La troupe du Théâtre des Asphodèles nous donne ici un spectacle singulier et résolument contemporain, qui emprunte pourtant beaucoup à la Commedia dell’arte. elle avait déjà remporté un vif succès dans le off 2013, à la Chapelle du Verbe Incarné, mais cette année elle fait un tabac⋅ Au cours de l’année 2014, ces comédiens se sont produits au Festival Cap Excellence de Guadeloupe⋅ Emportée par la thématique de l’irrévérence, comme vecteur d’insolence, d’irrespect et de novation, la troupe renouvelle l’approche de l’écriture théâtrale en puisant aux sources du théâtre populaire, tout en lui insufflant une inspiration nouvelle, tirée de la culture Hip-hop.
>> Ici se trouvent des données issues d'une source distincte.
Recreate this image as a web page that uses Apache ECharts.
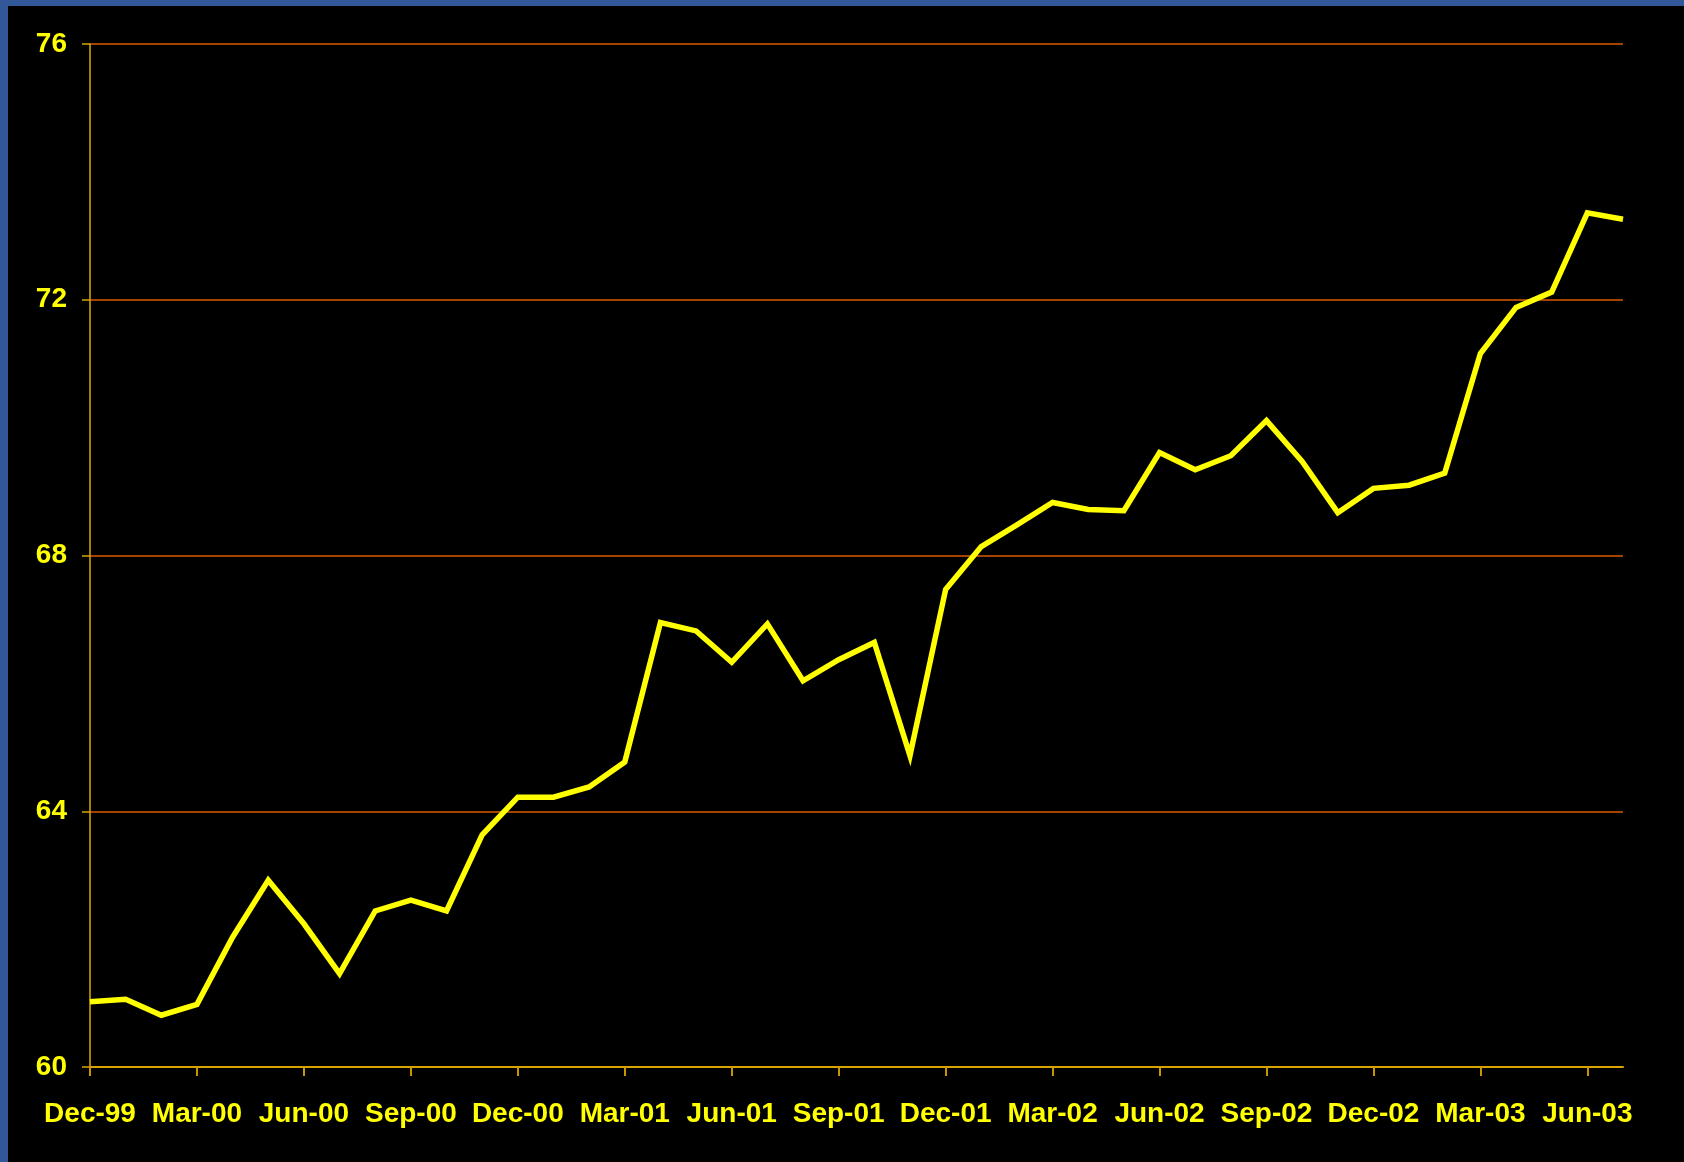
<!DOCTYPE html>
<html>
<head>
<meta charset="utf-8">
<title>Monthly index, Dec-99 to Jul-03</title>
<script src="https://cdn.jsdelivr.net/npm/echarts@6/dist/echarts.min.js"></script>
<style>
  html, body { margin: 0; padding: 0; background: #000; }
  #chart { position: absolute; left: 0; top: 0; width: 1684px; height: 1162px; }
  .frame-top { position: absolute; left: 0; top: 0; width: 1684px; height: 6px; background: #33589a; }
  .frame-left { position: absolute; left: 0; top: 0; width: 8px; height: 1162px; background: #33589a; }
</style>
</head>
<body>
<div id="chart"></div>
<div class="frame-top"></div>
<div class="frame-left"></div>
<script>
// Months shown along the category axis
const months = [
  'Dec-99', 'Jan-00', 'Feb-00', 'Mar-00', 'Apr-00', 'May-00', 'Jun-00', 'Jul-00', 'Aug-00', 'Sep-00', 'Oct-00', 'Nov-00',
  'Dec-00', 'Jan-01', 'Feb-01', 'Mar-01', 'Apr-01', 'May-01', 'Jun-01', 'Jul-01', 'Aug-01', 'Sep-01', 'Oct-01', 'Nov-01',
  'Dec-01', 'Jan-02', 'Feb-02', 'Mar-02', 'Apr-02', 'May-02', 'Jun-02', 'Jul-02', 'Aug-02', 'Sep-02', 'Oct-02', 'Nov-02',
  'Dec-02', 'Jan-03', 'Feb-03', 'Mar-03', 'Apr-03', 'May-03', 'Jun-03', 'Jul-03'
];

// Monthly values
const values = [
  61.02, 61.06, 60.81, 60.98, 62.03, 62.92, 62.24, 61.46, 62.44, 62.61, 62.44, 63.63,
  64.22, 64.22, 64.38, 64.77, 66.95, 66.82, 66.33, 66.93, 66.04, 66.37, 66.64, 64.87,
  67.47, 68.14, 68.48, 68.83, 68.72, 68.70, 69.61, 69.34, 69.56, 70.11, 69.47, 68.67,
  69.05, 69.10, 69.29, 71.16, 71.88, 72.12, 73.36, 73.26
];

// Value axis range and step
const yMin = 60;
const yMax = 76;
const yStep = 4;

const chart = echarts.init(document.getElementById('chart'), null, { renderer: 'canvas' });

const labelFont = {
  color: '#ffff00',
  fontFamily: '"Liberation Sans", Arial, sans-serif',
  fontWeight: 'bold',
  fontSize: 28
};

chart.setOption({
  backgroundColor: '#000000',
  animation: false,
  grid: { left: 90, right: 61, top: 44, bottom: 95 },
  xAxis: {
    type: 'category',
    data: months,
    boundaryGap: false,
    axisLine: { show: true, lineStyle: { color: '#d9a400', width: 2 } },
    axisTick: { show: true, interval: 2, length: 9, lineStyle: { color: '#c89600', width: 2 } },
    axisLabel: Object.assign({ interval: 2, margin: 33, lineHeight: 28 }, labelFont),
    splitLine: { show: false }
  },
  yAxis: {
    type: 'value',
    min: yMin,
    max: yMax,
    interval: yStep,
    axisLine: { show: true, lineStyle: { color: '#e0a800', width: 1.5 } },
    axisTick: { show: true, length: 8, lineStyle: { color: '#d9a400', width: 1.5 } },
    axisLabel: Object.assign({ margin: 23 }, labelFont),
    splitLine: { show: true, lineStyle: { color: '#dd5a00', width: 1.5 } }
  },
  series: [{
    type: 'line',
    data: values,
    symbol: 'none',
    lineStyle: { color: '#ffff00', width: 5.5, join: 'miter' },
    z: 5
  }]
});
</script>
</body>
</html>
Cette écriture repose sur un canevas dans lequel on reconnaît les personnages archétypiques de la Commedia dell’arte, comme le protagoniste Pantalone, avec tous les traits de son type : la vieillesse, la revendication d’un pouvoir tyrannique sur ses filles, l’appât du gain. Comme il est de tradition dans ce genre comique , il sera dupé par ses filles, qui nouent des alliances avec les force de l’amour, de la nature et du fantastique. C’est une belle occasion pour dénoncer la société de consommation future que le duc Orlando tente de vendre à Pantaleone.
L’argument repose sur un conflit entre les forces du mal, figurées par l’alliance entre le vieux père Pantaleone et le jeune ambitieux Orlando, et les forces du bien, incarnées par les filles, alliées à la servante et à toutes sortes de forces naturelles et surnaturelles. Rien de bien original, donc, dans le scénario, mais comme on sait, dans la Commedia dell’arte, tout l’intérêt repose sur l’improvisation et le jeu des comédiens à partir.
Et c’est là qu’excelle la troupe, en relevant le canevas comique par les moyens propres à la culture Hip-hop, en l’occurrence l’apport du human beatbox, cette technique de chant a capella consistant à imiter les percussions en utilisant la voix. L’effet comique est garanti, parce que cela assure contraste des plus plaisants avec les costumes et la trame de la tradition italienne, et aussi parce que c’est en soi une performance réjouissante. A cela s’ajoute le jeu des acteurs, série d’acrobaties endiablées et de figures au sol puisées dans la technique de la breakdance.
L’ensemble est franchement hilarant et impulse à l’ensemble un rythme frénétique. Concourt également à l’effet comique le mélange des langues et des accents : ainsi l’anglo-américain caricatural pratiqué par la servante, l’espagnol passionné parlé par une des filles, le supposé finnois parlé par une autre et que vient à parler miraculeusement son amoureux, comme si la langue s’apprenait par contagion. Une Babel infernale, reposant sur des clichés linguistiques, qui ajoute à la haute fantaisie du scénario. Tout un peuple de petites personnages fantastiques, quasi-shakespeariens, des elfes, des fées, plus déjantés les uns que les autres apportent une note burlesque.
L’ensemble brille par son inventivité : l’imagination débridée est au pouvoir sur scène et produit une vraie jubilation sur le public. La chorégraphie est toujours exécutée avec précision, et le jeu des acteurs, pour naturel qu’il paraisse, est le fruit d’un travail exigeant. La scénographie aurait gagné à apporter le même soin aux éclairages qu’aux costumes.
Quoiqu’il en soit, le pari est réussi : établir une passerelle entre les genres, faire collaborer tradition et contemporain, le tout formant un cocktail profondément réjouissant et roboratif. La fantaisie, la satire, la danse et la musique, la complicité avec le public, tout cela mené sur un rythme endiablé, maintenu de part en part, et le spectateur ressort réjoui et galvanisé. Le message de tolérance délivré in fine par Pantaleone est passé sans coup férir.